Miss Finlay, the young, brightly dressed art teacher whom Willa adored, had been telling Willa since the ninth grade that
she had what it took—the talent, the drive, the anger—to make it in the art world. Miss Finlay said that at her alma mater,
Yale, photographic projects like Willa’s were adored. She said even the drawings were to be commended for their clarity. She
offered to write a glowing recommendation to Yale, and she also wanted Willa to consider RISD and Pratt. But Willa had told
her New Haven was as far as she could go, and anyway, she knew her father wouldn’t be able to afford it. When Willa’s father
had promised her they would never leave the white house with the blue shutters, Willa had made her own silent promise: she
would never
want
to leave. All her life, all she’d wanted was a home. She’d made her father promise her that very thing, and he’d delivered.
She wasn’t going to need anything more.

Willa heard the familiar clank and thrum of the ancient Volvo before she saw it. The wind brought it to her early. Her first
thought was that her father was coming to see the art. Or maybe she’d forgotten her lunch at the house. It had been so long
since he’d done this that he caught her off guard. Five years before, she would have known what was to come simply from her
body’s reaction to the sound of his arrival: the sinking of her heart, her fallen shoulders, the mental tallying of which
friends were close enough to bid goodbye. Already, she would have anticipated the resigned cold of the metal door handle under
her palm.

This time she was nothing but surprised. When Nat Llewelyn
pulled around Tully Hall, he saw sadness shake down his daughter’s body. He saw her limbs become taut, and he couldn’t help
but remember Caroline. A ball of guilt welled in his throat.

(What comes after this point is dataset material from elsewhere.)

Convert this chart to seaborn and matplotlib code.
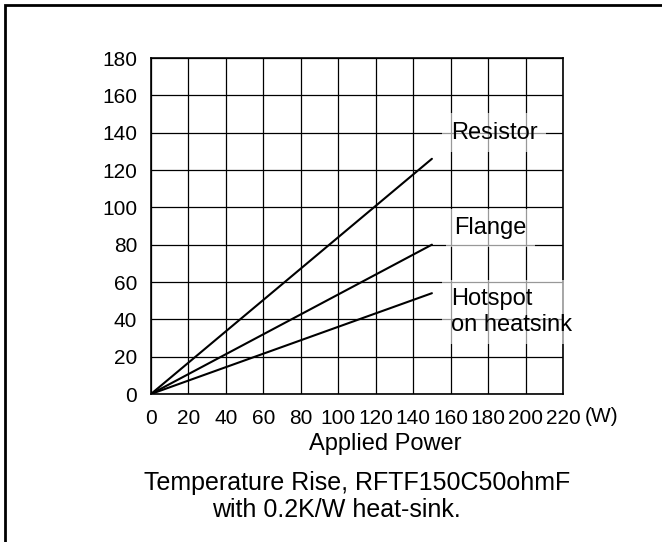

What Willa didn’t know was that Nat was going to give her a choice this time. He knew what he wanted her to say, because it
would make things much easier. But he had made a promise. Only a monster wouldn’t give her the choice. And he knew that if
she didn’t come of her own volition, she would never be able to hear him. She would be too distracted by injustice. He had
been a fool to keep the truth this long from Caroline’s girl.

H
ELEN

Brooklyn, New York
Thursday, September 5, 1996

Helen would tell you that the story began on the Thursday just after Labor Day, when a purple bruise of a cloud was dampening
the Brooklyn skyline and threatening her daily walk. Her golden retriever, Ferdinand, jangled his leash on the hook beside
the door and pointed his nose toward her eagerly as she slipped on her sandals, shaking her head.

“I don’t know how long this is going to hold, Fergus,” she said. “You better make it quick.” She could tell an umbrella would
be no match for what the dark sky threatened. The maple sapling planted in front of the brownstone bent with the wind, swarmed
by brittle leaves and city dust. Helen sneezed, just watching. She looked back down at the poor dog wagging his tail.“Five
minutes,” she said. “We’ll go on a real walk tomorrow.”

The phone rang, clanging open the quiet house. With a guilty glance at the dog, Helen strode to the side table and picked
up. “Hello?” She cringed at her own eagerness. It was her first call of the day, and despite her better judgment, she couldn’t
help hoping it was Duncan. Any sign that he remembered where he lived, where his wife waited for him, was a good sign.

“Hello hello.” It wasn’t Duncan.

“Elliot?”

“Yes! Good to hear your voice, dearest Helen. The face that launched a thousand ships.”

“Is everything all right?” Elliot Barrow never called. They had spoken on five occasions since that night in 1980 when he
briefly lost his mind. And ever since then, every time they had spoken, she would worry: has he lost it again? As if he deserved
her worry. She watched the dog earnestly pointing at the door and wondered at herself. Here, in the midst of terrible sorrow,
only five exchanges into a conversation, and she was willing—nay, ready—to jump to Elliot’s aid. How did he accomplish this
so swiftly? She would have to call her therapist. She would need to pretend Elliot hadn’t brought up those thousand ships.
That was the line he’d used when he first took her to bed.